== AVAILABLE DATA ==
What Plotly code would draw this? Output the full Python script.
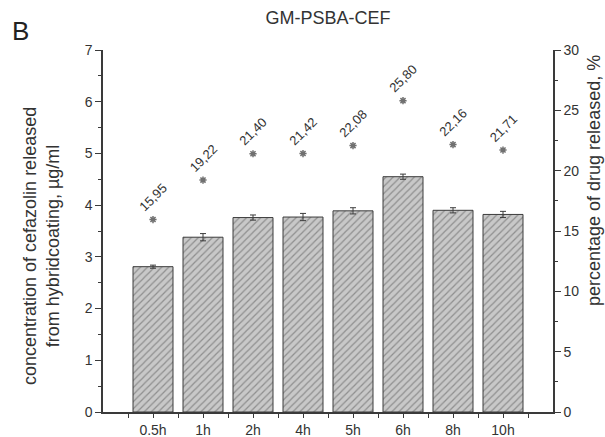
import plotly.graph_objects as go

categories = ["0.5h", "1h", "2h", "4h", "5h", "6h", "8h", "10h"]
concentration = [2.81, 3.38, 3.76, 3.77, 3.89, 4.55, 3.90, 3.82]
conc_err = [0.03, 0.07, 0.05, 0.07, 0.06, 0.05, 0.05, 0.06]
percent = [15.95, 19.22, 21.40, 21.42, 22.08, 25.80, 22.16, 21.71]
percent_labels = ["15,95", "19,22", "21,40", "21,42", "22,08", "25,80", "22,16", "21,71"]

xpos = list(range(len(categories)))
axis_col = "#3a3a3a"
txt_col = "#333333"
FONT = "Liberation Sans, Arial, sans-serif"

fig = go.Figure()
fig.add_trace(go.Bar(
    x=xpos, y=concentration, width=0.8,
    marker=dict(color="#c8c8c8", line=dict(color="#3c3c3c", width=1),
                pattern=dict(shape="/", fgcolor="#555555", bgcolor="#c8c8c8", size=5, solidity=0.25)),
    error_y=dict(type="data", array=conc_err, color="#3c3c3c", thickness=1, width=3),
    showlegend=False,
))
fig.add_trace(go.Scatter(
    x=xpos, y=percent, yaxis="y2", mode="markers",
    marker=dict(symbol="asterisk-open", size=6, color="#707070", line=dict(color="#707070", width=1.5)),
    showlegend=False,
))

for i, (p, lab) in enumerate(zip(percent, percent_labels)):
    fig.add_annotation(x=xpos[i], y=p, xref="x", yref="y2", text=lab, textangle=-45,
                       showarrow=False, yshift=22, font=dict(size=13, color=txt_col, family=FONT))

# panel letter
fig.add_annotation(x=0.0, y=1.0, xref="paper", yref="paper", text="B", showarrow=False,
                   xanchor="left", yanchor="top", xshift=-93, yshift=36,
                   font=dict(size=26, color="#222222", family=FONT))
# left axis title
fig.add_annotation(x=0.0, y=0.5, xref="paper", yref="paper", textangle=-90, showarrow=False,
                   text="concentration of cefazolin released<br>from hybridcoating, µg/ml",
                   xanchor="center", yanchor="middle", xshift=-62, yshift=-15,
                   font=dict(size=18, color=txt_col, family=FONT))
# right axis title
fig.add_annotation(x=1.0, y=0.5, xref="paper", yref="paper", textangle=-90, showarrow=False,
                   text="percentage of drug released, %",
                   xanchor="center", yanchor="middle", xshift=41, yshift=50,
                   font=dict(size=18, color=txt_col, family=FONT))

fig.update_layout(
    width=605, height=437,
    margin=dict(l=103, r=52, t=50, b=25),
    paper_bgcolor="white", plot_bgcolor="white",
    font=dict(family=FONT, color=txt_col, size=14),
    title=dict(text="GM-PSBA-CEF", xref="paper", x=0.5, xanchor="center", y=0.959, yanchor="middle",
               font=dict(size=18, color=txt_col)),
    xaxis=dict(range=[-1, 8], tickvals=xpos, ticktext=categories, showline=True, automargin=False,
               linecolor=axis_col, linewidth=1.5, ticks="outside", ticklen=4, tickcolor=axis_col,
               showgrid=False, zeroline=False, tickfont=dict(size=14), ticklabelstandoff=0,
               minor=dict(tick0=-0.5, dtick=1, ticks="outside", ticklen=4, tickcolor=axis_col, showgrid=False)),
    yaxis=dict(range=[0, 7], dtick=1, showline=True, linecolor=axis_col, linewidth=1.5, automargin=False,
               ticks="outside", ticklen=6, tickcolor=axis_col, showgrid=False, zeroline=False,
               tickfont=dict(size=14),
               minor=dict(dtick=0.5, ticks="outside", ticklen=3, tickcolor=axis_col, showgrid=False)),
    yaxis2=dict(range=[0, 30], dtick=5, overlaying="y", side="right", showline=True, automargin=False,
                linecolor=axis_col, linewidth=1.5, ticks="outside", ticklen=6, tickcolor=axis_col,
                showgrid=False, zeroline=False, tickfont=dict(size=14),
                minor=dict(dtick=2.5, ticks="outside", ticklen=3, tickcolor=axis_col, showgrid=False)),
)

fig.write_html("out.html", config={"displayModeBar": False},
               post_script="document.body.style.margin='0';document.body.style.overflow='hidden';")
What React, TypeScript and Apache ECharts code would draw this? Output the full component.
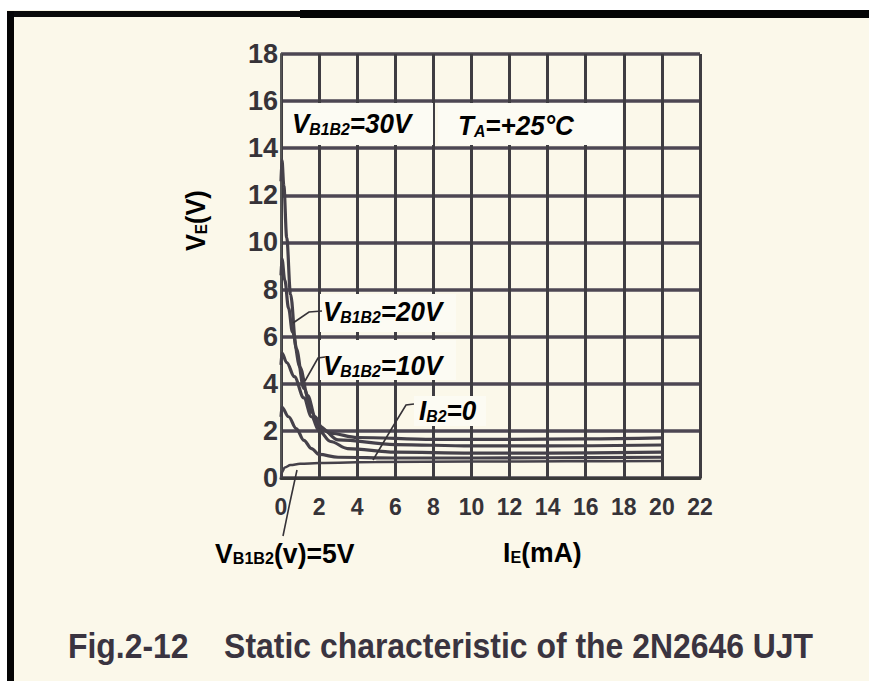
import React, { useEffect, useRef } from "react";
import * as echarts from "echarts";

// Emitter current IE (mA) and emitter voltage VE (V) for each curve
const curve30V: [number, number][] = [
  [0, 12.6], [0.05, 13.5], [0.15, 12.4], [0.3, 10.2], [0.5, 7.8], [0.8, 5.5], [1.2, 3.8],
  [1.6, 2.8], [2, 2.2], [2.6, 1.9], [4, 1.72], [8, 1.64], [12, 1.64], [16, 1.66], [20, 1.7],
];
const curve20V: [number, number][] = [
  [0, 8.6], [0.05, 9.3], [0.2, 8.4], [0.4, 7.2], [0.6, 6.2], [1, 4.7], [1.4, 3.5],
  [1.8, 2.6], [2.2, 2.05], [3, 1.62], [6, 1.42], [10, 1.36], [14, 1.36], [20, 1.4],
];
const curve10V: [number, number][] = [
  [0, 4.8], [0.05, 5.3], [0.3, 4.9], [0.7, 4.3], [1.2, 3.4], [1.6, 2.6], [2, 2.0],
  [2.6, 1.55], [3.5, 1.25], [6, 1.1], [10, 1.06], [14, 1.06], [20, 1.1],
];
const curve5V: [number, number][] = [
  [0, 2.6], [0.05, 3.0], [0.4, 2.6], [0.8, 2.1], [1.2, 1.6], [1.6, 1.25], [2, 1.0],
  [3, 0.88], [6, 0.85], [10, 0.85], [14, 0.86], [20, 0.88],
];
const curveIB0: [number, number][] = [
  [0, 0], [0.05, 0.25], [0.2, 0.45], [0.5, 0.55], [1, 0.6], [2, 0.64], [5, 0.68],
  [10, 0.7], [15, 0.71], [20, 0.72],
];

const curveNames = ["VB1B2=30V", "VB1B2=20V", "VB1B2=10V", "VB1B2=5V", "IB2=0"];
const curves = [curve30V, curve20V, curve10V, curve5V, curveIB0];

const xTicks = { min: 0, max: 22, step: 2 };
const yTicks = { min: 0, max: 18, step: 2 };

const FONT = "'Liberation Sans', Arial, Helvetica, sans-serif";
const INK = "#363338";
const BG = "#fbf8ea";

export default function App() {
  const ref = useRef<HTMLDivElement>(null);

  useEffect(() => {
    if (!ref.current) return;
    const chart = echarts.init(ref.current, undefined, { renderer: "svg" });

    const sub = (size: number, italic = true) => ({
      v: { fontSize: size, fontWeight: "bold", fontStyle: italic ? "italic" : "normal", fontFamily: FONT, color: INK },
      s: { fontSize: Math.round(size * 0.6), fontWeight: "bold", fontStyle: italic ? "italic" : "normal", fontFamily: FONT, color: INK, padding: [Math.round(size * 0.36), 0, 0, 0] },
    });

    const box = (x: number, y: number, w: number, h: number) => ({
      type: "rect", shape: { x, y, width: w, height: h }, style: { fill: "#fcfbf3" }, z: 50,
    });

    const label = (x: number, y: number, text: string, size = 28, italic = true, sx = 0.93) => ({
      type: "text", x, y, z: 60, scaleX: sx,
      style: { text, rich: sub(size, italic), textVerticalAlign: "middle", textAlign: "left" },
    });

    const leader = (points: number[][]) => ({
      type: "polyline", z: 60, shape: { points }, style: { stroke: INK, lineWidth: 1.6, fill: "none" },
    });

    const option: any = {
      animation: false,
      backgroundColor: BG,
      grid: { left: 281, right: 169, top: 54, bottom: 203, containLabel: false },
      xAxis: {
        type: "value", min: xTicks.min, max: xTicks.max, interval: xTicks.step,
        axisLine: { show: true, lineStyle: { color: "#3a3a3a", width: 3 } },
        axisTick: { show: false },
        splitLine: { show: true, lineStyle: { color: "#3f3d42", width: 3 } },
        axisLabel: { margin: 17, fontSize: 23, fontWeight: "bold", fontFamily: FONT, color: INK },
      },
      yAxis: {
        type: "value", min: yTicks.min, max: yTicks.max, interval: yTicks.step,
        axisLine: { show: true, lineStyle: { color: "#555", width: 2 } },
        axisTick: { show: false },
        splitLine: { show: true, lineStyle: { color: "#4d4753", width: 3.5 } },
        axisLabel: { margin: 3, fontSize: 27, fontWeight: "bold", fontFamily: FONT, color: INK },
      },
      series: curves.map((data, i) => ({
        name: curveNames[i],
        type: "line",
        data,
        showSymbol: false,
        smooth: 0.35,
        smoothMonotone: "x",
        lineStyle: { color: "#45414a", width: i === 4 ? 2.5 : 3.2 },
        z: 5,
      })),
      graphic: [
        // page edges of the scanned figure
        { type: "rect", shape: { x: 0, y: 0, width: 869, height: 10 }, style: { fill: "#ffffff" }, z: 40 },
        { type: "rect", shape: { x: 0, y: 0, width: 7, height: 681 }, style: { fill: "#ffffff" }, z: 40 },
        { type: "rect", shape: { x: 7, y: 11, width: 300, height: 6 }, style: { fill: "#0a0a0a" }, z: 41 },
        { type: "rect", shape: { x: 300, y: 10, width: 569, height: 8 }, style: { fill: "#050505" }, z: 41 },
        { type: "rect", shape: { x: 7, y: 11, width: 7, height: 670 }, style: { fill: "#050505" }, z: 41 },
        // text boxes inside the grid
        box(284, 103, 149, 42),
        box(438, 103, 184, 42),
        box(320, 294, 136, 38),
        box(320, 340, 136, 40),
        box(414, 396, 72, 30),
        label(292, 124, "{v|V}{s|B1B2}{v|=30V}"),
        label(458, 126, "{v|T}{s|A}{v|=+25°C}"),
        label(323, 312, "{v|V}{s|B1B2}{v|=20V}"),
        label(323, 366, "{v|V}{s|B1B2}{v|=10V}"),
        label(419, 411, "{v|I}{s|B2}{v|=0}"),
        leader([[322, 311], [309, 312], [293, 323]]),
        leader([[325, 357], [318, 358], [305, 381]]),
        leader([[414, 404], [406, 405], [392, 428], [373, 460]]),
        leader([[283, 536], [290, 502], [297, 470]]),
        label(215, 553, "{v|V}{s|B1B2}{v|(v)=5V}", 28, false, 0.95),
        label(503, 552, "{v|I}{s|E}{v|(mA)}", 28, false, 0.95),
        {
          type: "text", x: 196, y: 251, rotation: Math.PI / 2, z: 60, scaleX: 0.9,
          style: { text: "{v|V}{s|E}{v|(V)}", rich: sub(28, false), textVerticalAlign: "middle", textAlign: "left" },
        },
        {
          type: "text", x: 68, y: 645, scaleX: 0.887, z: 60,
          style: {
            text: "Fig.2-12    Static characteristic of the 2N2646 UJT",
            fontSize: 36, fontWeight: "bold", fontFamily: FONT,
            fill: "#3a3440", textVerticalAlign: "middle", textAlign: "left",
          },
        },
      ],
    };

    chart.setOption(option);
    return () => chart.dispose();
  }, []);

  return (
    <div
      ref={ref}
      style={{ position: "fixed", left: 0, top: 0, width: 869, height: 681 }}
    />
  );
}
===
EXERCISE AIM:
Using the data above, set down each line from the line with "What React, TypeScript" to the line with "import * as" exactly, both ends included, and leave the pictures behind. Nothing else belongs.

RESPONSE TO THE EXERCISE:
What React, TypeScript and Apache ECharts code would draw this? Output the full component.
import React, { useEffect, useRef } from "react";
import * as echarts from "echarts";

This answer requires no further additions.